So that concludes my financial part. I will let you, Mike conclude.

M
Mike Nicholson
executive

Okay. Yes. Thank you. Thank you very much, Christophe. So just to recap on the Q2 2023 highlights. High production of just under 52,000 barrels of oil equivalent per day record production in the first half. And on the back of the very solid production performance, and we're expecting now our full year production numbers to be in excess of 50,000 barrels of oil equivalent per day. As Christophe has shown on the cost side, we've been very much under control and in line with expectation with $17 a barrel OpEx in the second quarter and still very much on track for the full year guidance of between $17.50 to $18 per BOE. A big investment year this year with the first year of funding our Blackrod Phase 1 and no changes to the USD 365 million of capital expenditure guidance.

The base business still generates material cash flows the $80 Brent in the first half. We generated in excess of USD 116 million, USD 84 million in the second quarter. In the second quarter, free cash flow of USD 16 million with a full year expectation now of between minus $65 million to plus $5 million assuming Brent prices average between $70 to $90 per barrel -- $75 to $90 per barrel for the remainder of the year.

As Christophe has shown, the company is financially in a very strong position with a solid balance sheet. Net cash stands at $64 million at the end of June. And with the additional cash proceeds that we have from the bond that we issued at the beginning of 2022 gross cash. It's just under $380 million.

Sustainability wise, we're continuing our good progress on our carbon reduction and offsetting program and still expect to achieve a net 50% reduction by 2025, which is extended through 2027. No material incidents to report. During the second quarter and as we highlighted, we've issued our fourth sustainability report alongside our independent TCFD report.

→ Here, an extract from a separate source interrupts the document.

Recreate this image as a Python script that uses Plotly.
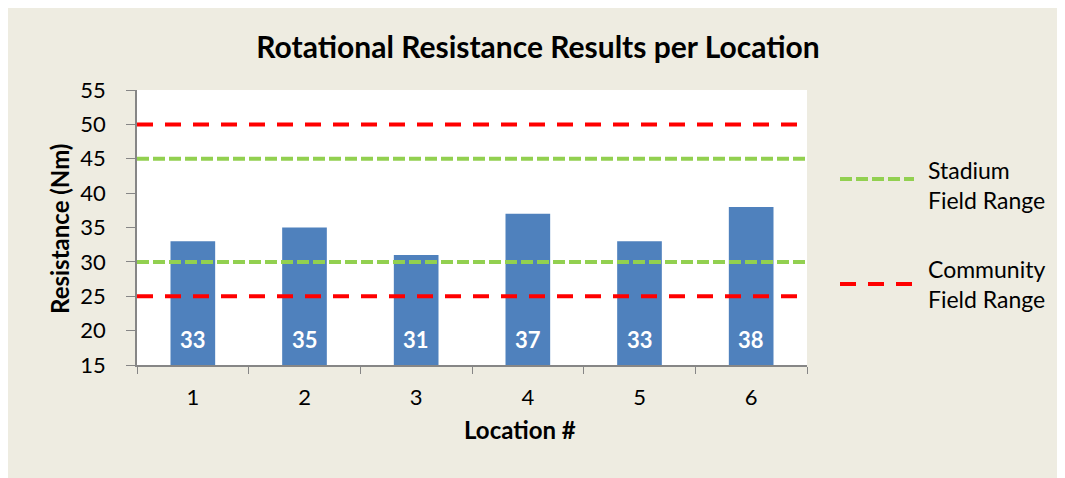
import plotly.graph_objects as go

locations = ["1", "2", "3", "4", "5", "6"]
resistance = [33, 35, 31, 37, 33, 38]
stadium_range = [30, 45]
community_range = [25, 50]
axis_min, axis_max = 15, 55

OFF = 8  # page body margin
W, H = 1065, 478
ML, MT = 137 - OFF, 90 - OFF
MR = W - (807 - OFF)
MB = H - (365 - OFF)
PW, PH = W - ML - MR, H - MT - MB

def px_x(px):
    return (px - OFF - ML) / PW

def px_y(py):
    return (H - MB - (py - OFF)) / PH

FONT = "Lato"
BG = "#EEECE1"
BAR = "#4F81BD"
RED = "#FF0000"
GREEN = "#92D050"
AX = "#868686"

fig = go.Figure()
fig.add_trace(go.Bar(
    x=locations,
    y=[v - axis_min for v in resistance],
    base=axis_min,
    marker=dict(color=BAR, line=dict(width=0)),
    width=0.4,
    showlegend=False,
    hovertext=[str(v) for v in resistance],
))

shapes = []
for v in stadium_range:
    shapes.append(dict(type="line", xref="paper", yref="y", x0=0, x1=1, y0=v, y1=v,
                       line=dict(color=GREEN, width=4, dash="12px,4px"), layer="above"))
for v in community_range:
    shapes.append(dict(type="line", xref="paper", yref="y", x0=0, x1=1, y0=v, y1=v,
                       line=dict(color=RED, width=4, dash="16px,12px"), layer="above"))
# legend samples
shapes.append(dict(type="line", xref="paper", yref="paper", x0=px_x(840), x1=px_x(914),
                   y0=px_y(179), y1=px_y(179), line=dict(color=GREEN, width=4, dash="12px,4px")))
shapes.append(dict(type="line", xref="paper", yref="paper", x0=px_x(840), x1=px_x(914),
                   y0=px_y(284), y1=px_y(284), line=dict(color=RED, width=4, dash="16px,12px")))

annotations = []
for i, v in enumerate(resistance):
    annotations.append(dict(x=i, y=axis_min, xref="x", yref="y", text=f"<b>{v}</b>",
                            showarrow=False, yanchor="middle", yshift=365 - 339,
                            font=dict(family=FONT, size=22, color="white")))
annotations.append(dict(x=px_x(926), y=px_y(185), xref="paper", yref="paper",
                        text="Stadium<br>Field Range", showarrow=False, xanchor="left",
                        yanchor="middle", align="left",
                        font=dict(family=FONT, size=23, color="black")))
annotations.append(dict(x=px_x(926), y=px_y(284), xref="paper", yref="paper",
                        text="Community<br>Field Range", showarrow=False, xanchor="left",
                        yanchor="middle", align="left",
                        font=dict(family=FONT, size=23, color="black")))
annotations.append(dict(x=px_x(520), y=px_y(429), xref="paper", yref="paper",
                        text="<b>Location #</b>", showarrow=False,
                        xanchor="center", yanchor="middle",
                        font=dict(family=FONT, size=24, color="black")))
annotations.append(dict(x=px_x(60), y=px_y(229), xref="paper", yref="paper",
                        text="<b>Resistance (Nm)</b>", showarrow=False, textangle=-90,
                        xanchor="center", yanchor="middle",
                        font=dict(family=FONT, size=24, color="black")))

fig.update_layout(
    width=W, height=H,
    margin=dict(l=ML, r=MR, t=MT, b=MB),
    paper_bgcolor=BG,
    plot_bgcolor="white",
    title=dict(text="<b>Rotational Resistance Results per Location</b>",
               x=px_x(538), xref="paper", xanchor="center",
               y=1 - (47 - OFF) / H, yanchor="middle",
               font=dict(family=FONT, size=30, color="black")),
    bargap=0.6,
    shapes=shapes,
    annotations=annotations,
    font=dict(family=FONT),
    xaxis=dict(type="category", tickson="boundaries", ticks="outside", ticklen=7,
               tickcolor=AX, showline=True, linecolor=AX, linewidth=1.5,
               ticklabelstandoff=12,
               tickfont=dict(family=FONT, size=22, color="black"), showgrid=False),
    yaxis=dict(range=[axis_min, axis_max], dtick=5, ticks="outside", ticklen=9,
               tickcolor=AX, showline=True, linecolor=AX, linewidth=1.5,
               ticklabelstandoff=16,
               tickfont=dict(family=FONT, size=22, color="black"), showgrid=False,
               zeroline=False),
)

fig.write_html("out.html")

And on the share repurchase side, it's been part of our core business is to continue to create value by buying back our undervalued shares. 2023 is no exception. We've bought back 7.1 million shares under our NCIB program. It's 75% complete, and we fully expect to conclude the second -- the last 25% during the second half of 2023.

And then just finally, as a reminder of the transformation that we're all very excited about here within IPC as we embark upon this large investment in our organic growth expansion. Very stable low decline base business that can average production in excess of 50,000 barrels a day through the 2023 to 2027 period. Still material free cash flow generated in the first 5 years of our business plan, having funded $850 million of Blackrod CapEx generating between $700 million and $1.4 billion in free cash flow between $75 and $95 per barrel Brent. And to put that in context, IPCs, current market cap is around $1.2 billion. So we can repurchase every single share at $90 Brent in that first 5 years.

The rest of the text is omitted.